• _PROBLEM TO SOLVE_
Do not copy the pictures; transcribe all other material exactly.
═════ DATA BLOCK
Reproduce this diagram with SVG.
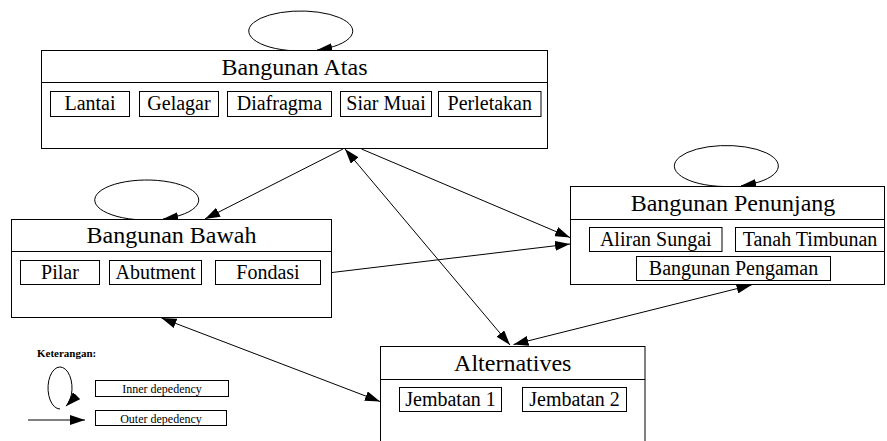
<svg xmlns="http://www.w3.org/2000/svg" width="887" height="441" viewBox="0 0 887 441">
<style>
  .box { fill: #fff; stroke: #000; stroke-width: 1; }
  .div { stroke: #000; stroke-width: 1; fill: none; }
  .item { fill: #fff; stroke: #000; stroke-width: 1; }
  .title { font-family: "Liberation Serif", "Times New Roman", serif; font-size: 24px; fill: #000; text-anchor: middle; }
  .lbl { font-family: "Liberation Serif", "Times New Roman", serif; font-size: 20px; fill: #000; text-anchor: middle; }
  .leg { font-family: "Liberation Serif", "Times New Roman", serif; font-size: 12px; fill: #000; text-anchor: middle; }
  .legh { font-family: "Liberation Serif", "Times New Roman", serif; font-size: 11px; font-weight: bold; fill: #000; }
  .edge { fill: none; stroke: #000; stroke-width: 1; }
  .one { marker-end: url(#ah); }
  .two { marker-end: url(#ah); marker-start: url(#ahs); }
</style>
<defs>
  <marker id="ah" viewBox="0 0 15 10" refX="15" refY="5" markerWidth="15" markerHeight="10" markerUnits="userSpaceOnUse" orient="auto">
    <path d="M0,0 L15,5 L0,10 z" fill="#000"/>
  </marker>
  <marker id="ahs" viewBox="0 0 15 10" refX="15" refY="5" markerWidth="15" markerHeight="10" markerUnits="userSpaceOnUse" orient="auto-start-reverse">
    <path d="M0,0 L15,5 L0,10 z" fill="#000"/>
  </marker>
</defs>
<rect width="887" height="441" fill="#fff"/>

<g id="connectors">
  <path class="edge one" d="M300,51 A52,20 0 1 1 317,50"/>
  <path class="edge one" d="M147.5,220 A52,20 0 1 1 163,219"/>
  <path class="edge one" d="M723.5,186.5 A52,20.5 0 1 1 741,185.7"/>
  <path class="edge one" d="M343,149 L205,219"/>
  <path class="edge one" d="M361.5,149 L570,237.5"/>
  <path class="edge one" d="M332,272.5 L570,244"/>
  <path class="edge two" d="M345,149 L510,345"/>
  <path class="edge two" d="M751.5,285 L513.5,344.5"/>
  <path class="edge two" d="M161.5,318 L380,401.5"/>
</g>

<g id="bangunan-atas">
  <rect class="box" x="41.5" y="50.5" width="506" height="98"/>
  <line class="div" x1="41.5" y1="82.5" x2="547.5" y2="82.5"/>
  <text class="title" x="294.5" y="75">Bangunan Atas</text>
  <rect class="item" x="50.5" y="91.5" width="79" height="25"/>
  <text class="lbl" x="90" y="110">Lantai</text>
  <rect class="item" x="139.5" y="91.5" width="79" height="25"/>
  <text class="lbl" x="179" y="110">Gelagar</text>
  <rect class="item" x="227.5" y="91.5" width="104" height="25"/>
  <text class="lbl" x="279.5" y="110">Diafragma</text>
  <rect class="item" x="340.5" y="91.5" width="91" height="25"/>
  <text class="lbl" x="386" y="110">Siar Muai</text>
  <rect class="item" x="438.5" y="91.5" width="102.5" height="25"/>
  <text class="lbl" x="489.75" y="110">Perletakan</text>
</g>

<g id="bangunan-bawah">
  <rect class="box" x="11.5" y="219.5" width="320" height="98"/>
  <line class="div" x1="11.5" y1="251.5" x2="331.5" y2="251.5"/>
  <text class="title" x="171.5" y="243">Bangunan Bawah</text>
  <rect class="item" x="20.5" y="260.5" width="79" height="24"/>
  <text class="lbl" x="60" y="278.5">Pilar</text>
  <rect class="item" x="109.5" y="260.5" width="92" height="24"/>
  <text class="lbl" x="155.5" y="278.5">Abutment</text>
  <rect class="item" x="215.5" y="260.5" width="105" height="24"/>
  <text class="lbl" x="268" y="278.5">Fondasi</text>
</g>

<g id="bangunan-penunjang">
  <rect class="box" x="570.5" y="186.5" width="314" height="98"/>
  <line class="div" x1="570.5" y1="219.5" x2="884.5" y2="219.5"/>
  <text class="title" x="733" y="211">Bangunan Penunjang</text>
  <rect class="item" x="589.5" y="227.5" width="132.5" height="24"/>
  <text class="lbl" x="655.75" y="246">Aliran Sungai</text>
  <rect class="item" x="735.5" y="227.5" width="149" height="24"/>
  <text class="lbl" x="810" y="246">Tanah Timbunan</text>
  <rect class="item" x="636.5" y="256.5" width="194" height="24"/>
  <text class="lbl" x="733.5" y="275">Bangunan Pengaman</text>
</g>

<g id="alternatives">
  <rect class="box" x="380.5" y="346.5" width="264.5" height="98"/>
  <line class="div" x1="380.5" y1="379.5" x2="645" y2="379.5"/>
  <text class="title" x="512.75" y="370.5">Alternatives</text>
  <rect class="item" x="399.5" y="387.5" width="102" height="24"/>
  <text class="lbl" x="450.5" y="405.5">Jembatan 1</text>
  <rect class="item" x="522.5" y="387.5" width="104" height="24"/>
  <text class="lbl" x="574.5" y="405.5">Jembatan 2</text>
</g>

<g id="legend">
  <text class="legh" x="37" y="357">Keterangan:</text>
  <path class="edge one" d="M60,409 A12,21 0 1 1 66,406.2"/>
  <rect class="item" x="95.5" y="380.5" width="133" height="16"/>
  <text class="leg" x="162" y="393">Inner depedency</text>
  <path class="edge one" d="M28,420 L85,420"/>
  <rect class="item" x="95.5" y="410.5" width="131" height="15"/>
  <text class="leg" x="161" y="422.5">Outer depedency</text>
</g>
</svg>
══════════
• _RESPONSE BELOW_
Reproduce this diagram with SVG.
<svg xmlns="http://www.w3.org/2000/svg" width="887" height="441" viewBox="0 0 887 441">
<style>
  .box { fill: #fff; stroke: #000; stroke-width: 1; }
  .div { stroke: #000; stroke-width: 1; fill: none; }
  .item { fill: #fff; stroke: #000; stroke-width: 1; }
  .title { font-family: "Liberation Serif", "Times New Roman", serif; font-size: 24px; fill: #000; text-anchor: middle; }
  .lbl { font-family: "Liberation Serif", "Times New Roman", serif; font-size: 20px; fill: #000; text-anchor: middle; }
  .leg { font-family: "Liberation Serif", "Times New Roman", serif; font-size: 12px; fill: #000; text-anchor: middle; }
  .legh { font-family: "Liberation Serif", "Times New Roman", serif; font-size: 11px; font-weight: bold; fill: #000; }
  .edge { fill: none; stroke: #000; stroke-width: 1; }
  .one { marker-end: url(#ah); }
  .two { marker-end: url(#ah); marker-start: url(#ahs); }
</style>
<defs>
  <marker id="ah" viewBox="0 0 15 10" refX="15" refY="5" markerWidth="15" markerHeight="10" markerUnits="userSpaceOnUse" orient="auto">
    <path d="M0,0 L15,5 L0,10 z" fill="#000"/>
  </marker>
  <marker id="ahs" viewBox="0 0 15 10" refX="15" refY="5" markerWidth="15" markerHeight="10" markerUnits="userSpaceOnUse" orient="auto-start-reverse">
    <path d="M0,0 L15,5 L0,10 z" fill="#000"/>
  </marker>
</defs>
<rect width="887" height="441" fill="#fff"/>

<g id="connectors">
  <path class="edge one" d="M300,51 A52,20 0 1 1 317,50"/>
  <path class="edge one" d="M147.5,220 A52,20 0 1 1 163,219"/>
  <path class="edge one" d="M723.5,186.5 A52,20.5 0 1 1 741,185.7"/>
  <path class="edge one" d="M343,149 L205,219"/>
  <path class="edge one" d="M361.5,149 L570,237.5"/>
  <path class="edge one" d="M332,272.5 L570,244"/>
  <path class="edge two" d="M345,149 L510,345"/>
  <path class="edge two" d="M751.5,285 L513.5,344.5"/>
  <path class="edge two" d="M161.5,318 L380,401.5"/>
</g>

<g id="bangunan-atas">
  <rect class="box" x="41.5" y="50.5" width="506" height="98"/>
  <line class="div" x1="41.5" y1="82.5" x2="547.5" y2="82.5"/>
  <text class="title" x="294.5" y="75">Bangunan Atas</text>
  <rect class="item" x="50.5" y="91.5" width="79" height="25"/>
  <text class="lbl" x="90" y="110">Lantai</text>
  <rect class="item" x="139.5" y="91.5" width="79" height="25"/>
  <text class="lbl" x="179" y="110">Gelagar</text>
  <rect class="item" x="227.5" y="91.5" width="104" height="25"/>
  <text class="lbl" x="279.5" y="110">Diafragma</text>
  <rect class="item" x="340.5" y="91.5" width="91" height="25"/>
  <text class="lbl" x="386" y="110">Siar Muai</text>
  <rect class="item" x="438.5" y="91.5" width="102.5" height="25"/>
  <text class="lbl" x="489.75" y="110">Perletakan</text>
</g>

<g id="bangunan-bawah">
  <rect class="box" x="11.5" y="219.5" width="320" height="98"/>
  <line class="div" x1="11.5" y1="251.5" x2="331.5" y2="251.5"/>
  <text class="title" x="171.5" y="243">Bangunan Bawah</text>
  <rect class="item" x="20.5" y="260.5" width="79" height="24"/>
  <text class="lbl" x="60" y="278.5">Pilar</text>
  <rect class="item" x="109.5" y="260.5" width="92" height="24"/>
  <text class="lbl" x="155.5" y="278.5">Abutment</text>
  <rect class="item" x="215.5" y="260.5" width="105" height="24"/>
  <text class="lbl" x="268" y="278.5">Fondasi</text>
</g>

<g id="bangunan-penunjang">
  <rect class="box" x="570.5" y="186.5" width="314" height="98"/>
  <line class="div" x1="570.5" y1="219.5" x2="884.5" y2="219.5"/>
  <text class="title" x="733" y="211">Bangunan Penunjang</text>
  <rect class="item" x="589.5" y="227.5" width="132.5" height="24"/>
  <text class="lbl" x="655.75" y="246">Aliran Sungai</text>
  <rect class="item" x="735.5" y="227.5" width="149" height="24"/>
  <text class="lbl" x="810" y="246">Tanah Timbunan</text>
  <rect class="item" x="636.5" y="256.5" width="194" height="24"/>
  <text class="lbl" x="733.5" y="275">Bangunan Pengaman</text>
</g>

<g id="alternatives">
  <rect class="box" x="380.5" y="346.5" width="264.5" height="98"/>
  <line class="div" x1="380.5" y1="379.5" x2="645" y2="379.5"/>
  <text class="title" x="512.75" y="370.5">Alternatives</text>
  <rect class="item" x="399.5" y="387.5" width="102" height="24"/>
  <text class="lbl" x="450.5" y="405.5">Jembatan 1</text>
  <rect class="item" x="522.5" y="387.5" width="104" height="24"/>
  <text class="lbl" x="574.5" y="405.5">Jembatan 2</text>
</g>

<g id="legend">
  <text class="legh" x="37" y="357">Keterangan:</text>
  <path class="edge one" d="M60,409 A12,21 0 1 1 66,406.2"/>
  <rect class="item" x="95.5" y="380.5" width="133" height="16"/>
  <text class="leg" x="162" y="393">Inner depedency</text>
  <path class="edge one" d="M28,420 L85,420"/>
  <rect class="item" x="95.5" y="410.5" width="131" height="15"/>
  <text class="leg" x="161" y="422.5">Outer depedency</text>
</g>
</svg>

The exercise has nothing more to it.